> **Directions for this task**:
Among the entries below, which lines run from the line with "Write the matplotlib code for this chart." through the line with "periods = np.arange(1, 17)"? Retype those, both ends included, exactly and without pictures.

> **Data section**:

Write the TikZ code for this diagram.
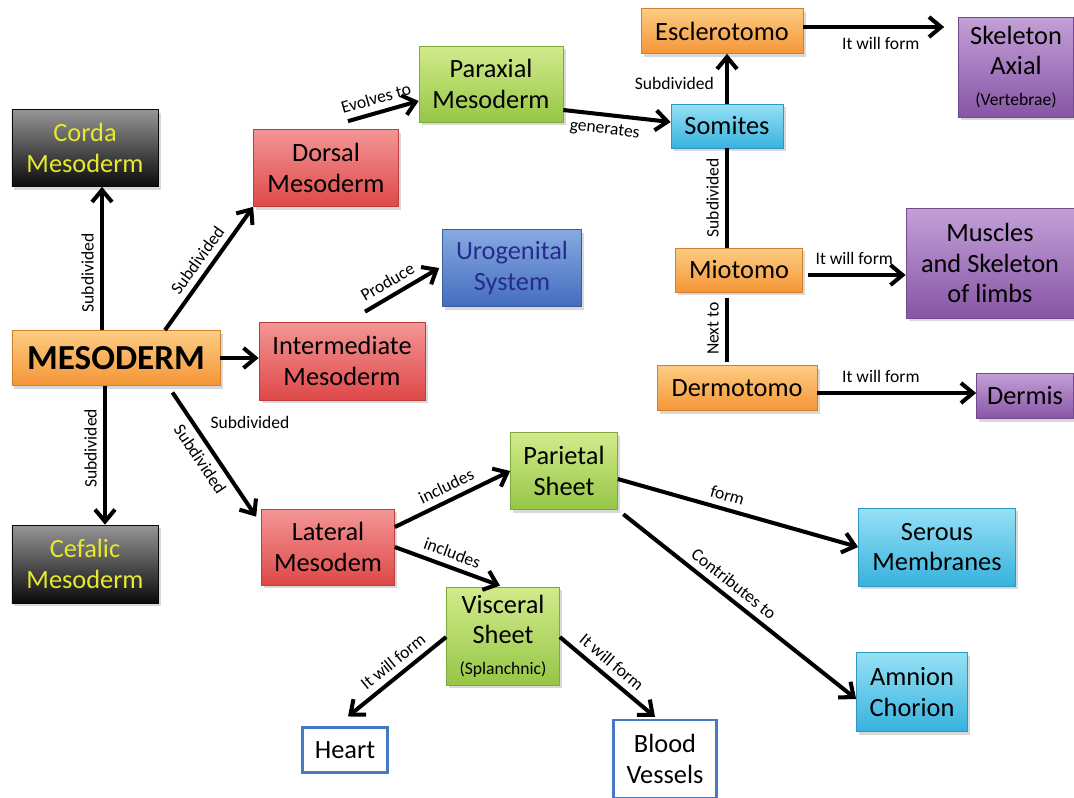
\documentclass[tikz,border=0pt]{standalone}
\usepackage{fontspec}
\setmainfont{Carlito}
\usepackage{tikz}
\usetikzlibrary{arrows.meta,shadows}

\definecolor{orTop}{RGB}{252,204,130}
\definecolor{orBot}{RGB}{245,150,55}
\definecolor{rdTop}{RGB}{244,150,150}
\definecolor{rdBot}{RGB}{222,72,72}
\definecolor{grTop}{RGB}{210,235,140}
\definecolor{grBot}{RGB}{150,198,70}
\definecolor{buTop}{RGB}{135,170,225}
\definecolor{buBot}{RGB}{68,108,190}
\definecolor{cyTop}{RGB}{150,225,245}
\definecolor{cyBot}{RGB}{55,178,222}
\definecolor{ppTop}{RGB}{195,160,215}
\definecolor{ppBot}{RGB}{135,85,165}
\definecolor{bkTop}{RGB}{150,150,150}
\definecolor{bkBot}{RGB}{10,10,10}
\definecolor{yel}{RGB}{232,232,45}
\definecolor{navy}{RGB}{35,45,140}
\definecolor{frame}{RGB}{70,120,195}

\begin{document}
\begin{tikzpicture}[x=0.2mm,y=-0.2mm,>={Straight Barb[length=2.4mm,width=4mm]}]
		\useasboundingbox (0,0) rectangle (1074,797);
		\tikzset{box/.style 2 args={rectangle,top color=#1,bottom color=#2,draw=#2!85!black,line width=0.4pt,align=center,inner sep=2pt,font=\fontsize{15}{17.5}\selectfont,drop shadow={shadow xshift=0.5mm,shadow yshift=-0.6mm,opacity=0.3}}}
		\tikzset{outbox/.style={rectangle,draw=frame,line width=1.2pt,fill=white,align=center,font=\fontsize{15}{17.5}\selectfont}}
		\tikzset{conn/.style={line width=2.3pt,->},link/.style={line width=2.3pt},lbl/.style={font=\fontsize{10}{12}\selectfont,inner sep=3.5pt}}
		\node[box={bkTop}{bkBot},text=yel,minimum width=29.2mm,minimum height=15.4mm] (corda) at (85,148) {Corda\\Mesoderm}; %left column
		\node[box={orTop}{orBot},minimum width=41.6mm,minimum height=11mm,font=\fontsize{20}{24}\selectfont\bfseries] (meso) at (116,358) {MESODERM};
		\node[box={bkTop}{bkBot},text=yel,minimum width=29.2mm,minimum height=15.6mm] (cefalic) at (85,564) {Cefalic\\Mesoderm};
		\node[box={rdTop}{rdBot},minimum width=29mm,minimum height=15.4mm] (dorsal) at (326,168) {Dorsal\\Mesoderm}; %subdivisions
		\node[box={rdTop}{rdBot},minimum width=33.2mm,minimum height=15.6mm] (intermed) at (342,361) {Intermediate\\Mesoderm};
		\node[box={rdTop}{rdBot},minimum width=26.6mm,minimum height=15.2mm] (lateral) at (328,547) {Lateral\\Mesodem};
		\node[box={grTop}{grBot},minimum width=28.8mm,minimum height=15.2mm] (paraxial) at (491,84) {Paraxial\\Mesoderm};
		\node[box={buTop}{buBot},text=navy,minimum width=27.8mm,minimum height=15.4mm] (urogen) at (512,268) {Urogenital\\System};
		\node[box={orTop}{orBot},minimum width=32.4mm,minimum height=9mm] (escler) at (722,31) {Esclerotomo}; %somites
		\node[box={cyTop}{cyBot},minimum width=22.4mm,minimum height=8.8mm] (somites) at (727,126) {Somites};
		\node[box={orTop}{orBot},minimum width=25.4mm,minimum height=8.8mm] (miotomo) at (739,270) {Miotomo};
		\node[box={orTop}{orBot},minimum width=32mm,minimum height=9mm] (dermotomo) at (737,388) {Dermotomo};
		\node[box={ppTop}{ppBot},minimum width=23mm,minimum height=20mm] (skelax) at (1016,67) {Skeleton\\Axial\\{\fontsize{10}{12}\selectfont(Vertebrae)}};
		\node[box={ppTop}{ppBot},minimum width=33.6mm,minimum height=22mm] (muscles) at (990,263) {Muscles\\and Skeleton\\of limbs};
		\node[box={ppTop}{ppBot},minimum width=19.4mm,minimum height=9mm] (dermis) at (1025,396) {Dermis};
		\node[box={grTop}{grBot},minimum width=21.4mm,minimum height=15.4mm] (parietal) at (564,471) {Parietal\\Sheet}; %sheets
		\node[box={grTop}{grBot},minimum width=22.6mm,minimum height=19.6mm] (visceral) at (503,636) {Visceral\\Sheet\\{\fontsize{10}{12}\selectfont(Splanchnic)}};
		\node[box={cyTop}{cyBot},minimum width=31.4mm,minimum height=15.6mm] (serous) at (937,547) {Serous\\Membranes};
		\node[box={cyTop}{cyBot},minimum width=22.2mm,minimum height=15.8mm] (amnion) at (912,692) {Amnion\\Chorion};
		\node[outbox,minimum width=17mm,minimum height=9mm] (heart) at (345,750) {Heart};
		\node[outbox,minimum width=20.6mm,minimum height=15.6mm] (blood) at (665,759) {Blood\\Vessels};
		\draw[conn] ([xshift=-2.8mm]meso.north) -- ([xshift=-2.8mm]meso.north |- corda.south) node[lbl,pos=0.4,sloped,above] (lcorda) {Subdivided}; %arrows from mesoderm
		\draw[conn] ([xshift=-2.2mm]meso.south) -- ([xshift=-2.2mm]meso.south |- cefalic.north) node[lbl,pos=0.45,rotate=90,anchor=south] (lcefalic) {Subdivided};
		\draw[conn] ([xshift=9.8mm]meso.north) -- (dorsal.south west) node[lbl,midway,sloped,above] (ldorsal) {Subdivided};
		\draw[conn] (meso.east) -- (meso.east -| intermed.west);
		\draw[conn,shorten <=1.6mm] ([xshift=10.4mm]meso.south) -- ([xshift=-1mm,yshift=-1.6mm]lateral.north west) node[lbl,midway,sloped,below] (llateral) {Subdivided};
		\node[lbl] (lsub) at (250,422) {Subdivided};
		\draw[conn] ([xshift=4.4mm,yshift=1.6mm]dorsal.north) -- ([yshift=-3.4mm]paraxial.west) node[lbl,pos=0.45,sloped,above] (lparax) {Evolves to}; %dorsal branch
		\draw[conn] ([yshift=-5.2mm]paraxial.east) -- ([yshift=0.8mm]somites.west) node[lbl,pos=0.4,sloped,below] (lsom) {generates};
		\draw[conn] (somites.north) -- (somites.north |- escler.south) node[lbl,pos=0.4,left=1mm] (lescl) {Subdivided};
		\draw[conn,shorten >=2.8mm] ([yshift=0.8mm]escler.east) -- ([yshift=0.8mm]escler.east -| skelax.west) node[lbl,midway,below=0.5mm] (lskel) {It will form};
		\draw[link] (somites.south |- miotomo.north) -- (somites.south) node[lbl,midway,sloped,above] (lmio) {Subdivided};
		\draw[link,shorten <=0.6mm,shorten >=1.2mm] (somites.south |- dermotomo.north) -- (somites.south |- miotomo.south) node[lbl,midway,sloped,above] (lderm) {Next to};
		\draw[conn,shorten <=1mm] ([yshift=-1mm]miotomo.east) -- ([yshift=-1mm]miotomo.east -| muscles.west) node[lbl,midway,above=0.5mm] (lmusc) {It will form};
		\draw[conn] ([yshift=-1mm]dermotomo.east) -- ([yshift=-1mm]dermotomo.east -| dermis.west) node[lbl,pos=0.4,above=0.5mm] (ldermis) {It will form};
		\draw[conn] ([xshift=4.6mm,yshift=2mm]intermed.north) -- ([xshift=-0.6mm]urogen.west) node[lbl,pos=0.4,sloped,above] (luro) {Produce}; %intermediate branch
		\draw[conn] ([yshift=4mm]lateral.east) -- (parietal.west) node[lbl,midway,sloped,above] (lpar) {includes}; %lateral branch
		\draw[conn] (lateral.east) -- ([xshift=-0.6mm,yshift=0.2mm]visceral.north) node[lbl,midway,sloped,above] (lvisc) {includes};
		\draw[conn] ([yshift=-1.6mm]parietal.east) -- (serous.west) node[lbl,pos=0.44,sloped,above] (lser) {form};
		\draw[conn,shorten <=1.4mm] (parietal.south east) -- ([yshift=-1.4mm]amnion.west) node[lbl,pos=0.45,sloped,above] (lamn) {Contributes to};
		\draw[<-,line width=2.3pt] ([xshift=0.6mm,yshift=2mm]heart.north) -- ([yshift=-0.2mm]visceral.west) node[lbl,pos=0.55,sloped,above] (lheart) {It will form};
		\draw[conn] ([yshift=-0.2mm]visceral.east) -- ([xshift=-2mm,yshift=0.4mm]blood.north) node[lbl,pos=0.45,sloped,above] (lblood) {It will form};
	\end{tikzpicture}
\end{document}
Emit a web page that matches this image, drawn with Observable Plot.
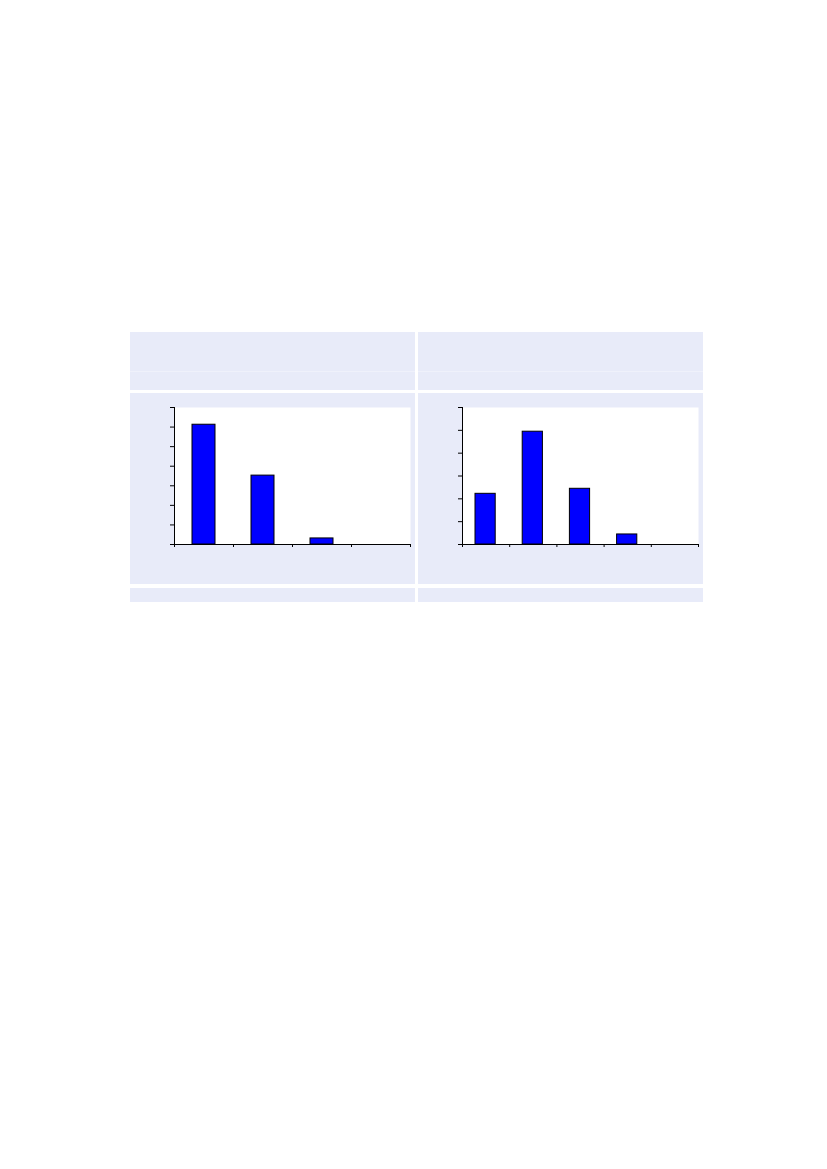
<!DOCTYPE html>
<html>
<head>
<meta charset="utf-8">
<script src="https://cdn.jsdelivr.net/npm/d3@7"></script>
<script src="https://cdn.jsdelivr.net/npm/@observablehq/plot@0.6"></script>
<style>
  html, body { margin: 0; padding: 0; background: #ffffff; }
  #page { position: relative; width: 827px; height: 1169px; background: #ffffff; font-family: "DejaVu Sans", sans-serif; }
  .band { position: absolute; background: #e8ebf9; }
  .sep { position: absolute; height: 1px; background: #eff1fb; }
  .host { position: absolute; }
  .host svg { display: block; }
</style>
</head>
<body>
<div id="page">
  <div class="band" style="left:130px;top:332px;width:285px;height:58px"></div>
  <div class="sep" style="left:130px;top:371px;width:285px"></div>
  <div class="band" style="left:130px;top:393px;width:285px;height:191px"></div>
  <div class="band" style="left:130px;top:588px;width:285px;height:14px"></div>
  <div class="band" style="left:418px;top:332px;width:285px;height:58px"></div>
  <div class="sep" style="left:418px;top:371px;width:285px"></div>
  <div class="band" style="left:418px;top:393px;width:285px;height:191px"></div>
  <div class="band" style="left:418px;top:588px;width:285px;height:14px"></div>
  <div class="host" id="left" style="left:130px;top:393px"></div>
  <div class="host" id="right" style="left:418px;top:393px"></div>
</div>
<script>
// Left panel: bin fractions (bins 0-1, 1-2, 2-3, 3-4)
const leftBins = [0, 1, 2, 3];
const leftValues = [0.612, 0.352, 0.031, 0];
const leftXTicks = [0, 1, 2, 3, 4];
const leftYTicks = [0, 0.1, 0.2, 0.3, 0.4, 0.5, 0.6, 0.7];

// Right panel: bin fractions (bins 0-1 ... 4-5)
const rightBins = [0, 1, 2, 3, 4];
const rightValues = [0.222, 0.494, 0.244, 0.044, 0];
const rightXTicks = [0, 1, 2, 3, 4, 5];
const rightYTicks = [0, 0.1, 0.2, 0.3, 0.4, 0.5, 0.6];

function panel(bins, values, xTicks, yTicks, inset) {
  const data = bins.map((b, i) => ({x1: b, x2: b + 1, y: values[i]})).filter(d => d.y > 0);
  return Plot.plot({
    width: 285,
    height: 191,
    marginLeft: 44,
    marginRight: 5,
    marginTop: 14,
    marginBottom: 40,
    style: {background: "transparent", overflow: "visible"},
    x: {domain: [xTicks[0], xTicks[xTicks.length - 1]], label: null},
    y: {domain: [yTicks[0], yTicks[yTicks.length - 1]], label: null},
    marks: [
      Plot.frame({fill: "white", stroke: null}),
      Plot.rect(data, {x1: "x1", x2: "x2", y1: 0, y2: "y", fill: "#0000ff", stroke: "black", strokeWidth: 1, insetLeft: inset[0], insetRight: inset[1]}),
      Plot.axisX({ticks: xTicks, tickSize: 3, tickFormat: () => "", label: null, stroke: "black"}),
      Plot.axisY({ticks: yTicks, tickSize: 4, tickFormat: () => "", label: null, stroke: "black"}),
      Plot.ruleX([xTicks[0]], {stroke: "black"}),
      Plot.ruleY([yTicks[0]], {stroke: "black"})
    ]
  });
}

document.getElementById("left").appendChild(panel(leftBins, leftValues, leftXTicks, leftYTicks, [18, 18]));
document.getElementById("right").appendChild(panel(rightBins, rightValues, rightXTicks, rightYTicks, [13, 14]));
</script>
</body>
</html>
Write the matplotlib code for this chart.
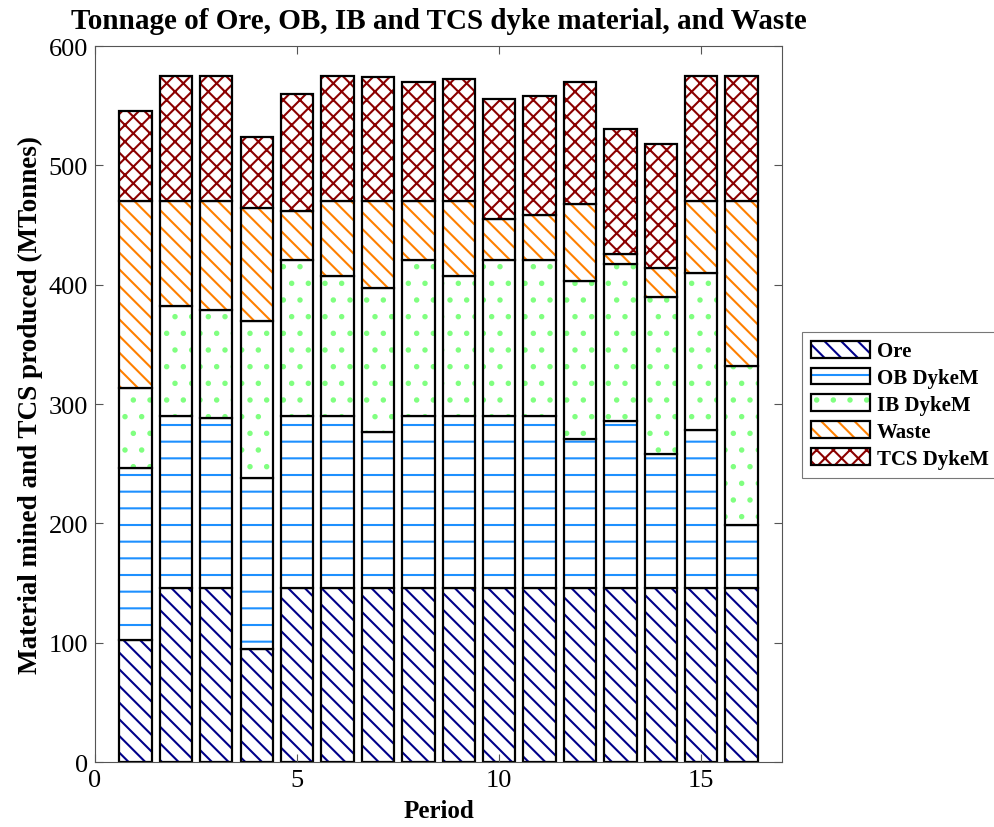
import numpy as np
import matplotlib
matplotlib.use('Agg')
import matplotlib.pyplot as plt
from matplotlib.patches import Patch

plt.rcParams['font.family'] = ['Liberation Serif', 'DejaVu Serif']
plt.rcParams['hatch.linewidth'] = 1.5

periods = np.arange(1, 17)

# tonnage per period (MTonnes)
ore = [102.5, 145.5, 145.5, 94.7, 145.5, 145.5, 145.5, 145.5,
       145.5, 145.5, 145.5, 145.5, 145.5, 145.5, 145.5, 145.5]
ob_dyke = [143.9, 144.7, 142.8, 143.3, 144.5, 144.5, 131.3, 144.5,
           144.5, 144.5, 144.5, 125.0, 140.0, 112.6, 132.7, 53.4]
ib_dyke = [67.0, 92.2, 90.5, 131.8, 131.2, 117.3, 120.2, 131.0,
           117.3, 131.2, 131.0, 133.1, 131.8, 131.3, 131.6, 132.7]
waste = [157.0, 87.6, 91.2, 94.8, 40.8, 62.7, 73.0, 49.0,
         62.7, 33.6, 37.7, 64.3, 8.9, 24.3, 60.2, 138.4]
tcs_dyke = [75.4, 104.6, 105.0, 59.7, 97.8, 105.0, 104.0, 100.1,
            102.9, 100.8, 99.4, 102.1, 104.0, 104.2, 105.0, 105.0]

names = ['Ore', 'OB DykeM', 'IB DykeM', 'Waste', 'TCS DykeM']
series = [ore, ob_dyke, ib_dyke, waste, tcs_dyke]
colors = ['#00008B', '#1E90FF', '#80FF80', '#FF8000', '#8B0000']
hatches = ['\\\\', '-', '.', '\\\\', 'xx']

fig = plt.figure(figsize=(9.95, 8.28), dpi=100)
ax = fig.add_axes([0.0955, 0.0785, 0.6905, 0.8645])

bottom = np.zeros(len(periods))
handles = []
for vals, col, h, name in zip(series, colors, hatches, names):
    vals = np.array(vals)
    # hatch layer then black outline
    ax.bar(periods, vals, 0.8, bottom=bottom, color='white', edgecolor=col,
           hatch=h, linewidth=0)
    ax.bar(periods, vals, 0.8, bottom=bottom, fill=False, edgecolor='black',
           linewidth=1.6)
    bottom += vals
    handles.append((Patch(facecolor='white', edgecolor=col, hatch=h, linewidth=0),
                    Patch(fill=False, edgecolor='black', linewidth=1.6)))

ax.set_xlim(0, 17)
ax.set_ylim(0, 600)
ax.set_xticks([0, 5, 10, 15])
ax.set_yticks(range(0, 601, 100))
ax.tick_params(direction='in', top=True, right=True, labelsize=19,
               length=6, color='#555555', pad=5)
for s in ax.spines.values():
    s.set_color('#555555')
    s.set_linewidth(0.8)

ax.set_title('Tonnage of Ore, OB, IB and TCS dyke material, and Waste',
             fontsize=21, fontweight='bold', pad=13)
ax.set_xlabel('Period', fontsize=18, fontweight='bold', labelpad=6)
ax.set_ylabel('Material mined and TCS produced (MTonnes)', fontsize=19.5,
              fontweight='bold', labelpad=4)

leg = fig.legend(handles, names, loc='center left', bbox_to_anchor=(0.806, 0.51),
                 prop={'weight': 'bold', 'size': 15},
                 handlelength=2.8, handleheight=0.85, handletextpad=0.35,
                 labelspacing=0.3, fancybox=False, borderpad=0.45,
                 borderaxespad=0, edgecolor='#555555')
leg.get_frame().set_linewidth(0.8)

fig.savefig('out.png', dpi=100)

> **Written response**:
Write the matplotlib code for this chart.
import numpy as np
import matplotlib
matplotlib.use('Agg')
import matplotlib.pyplot as plt
from matplotlib.patches import Patch

plt.rcParams['font.family'] = ['Liberation Serif', 'DejaVu Serif']
plt.rcParams['hatch.linewidth'] = 1.5

periods = np.arange(1, 17)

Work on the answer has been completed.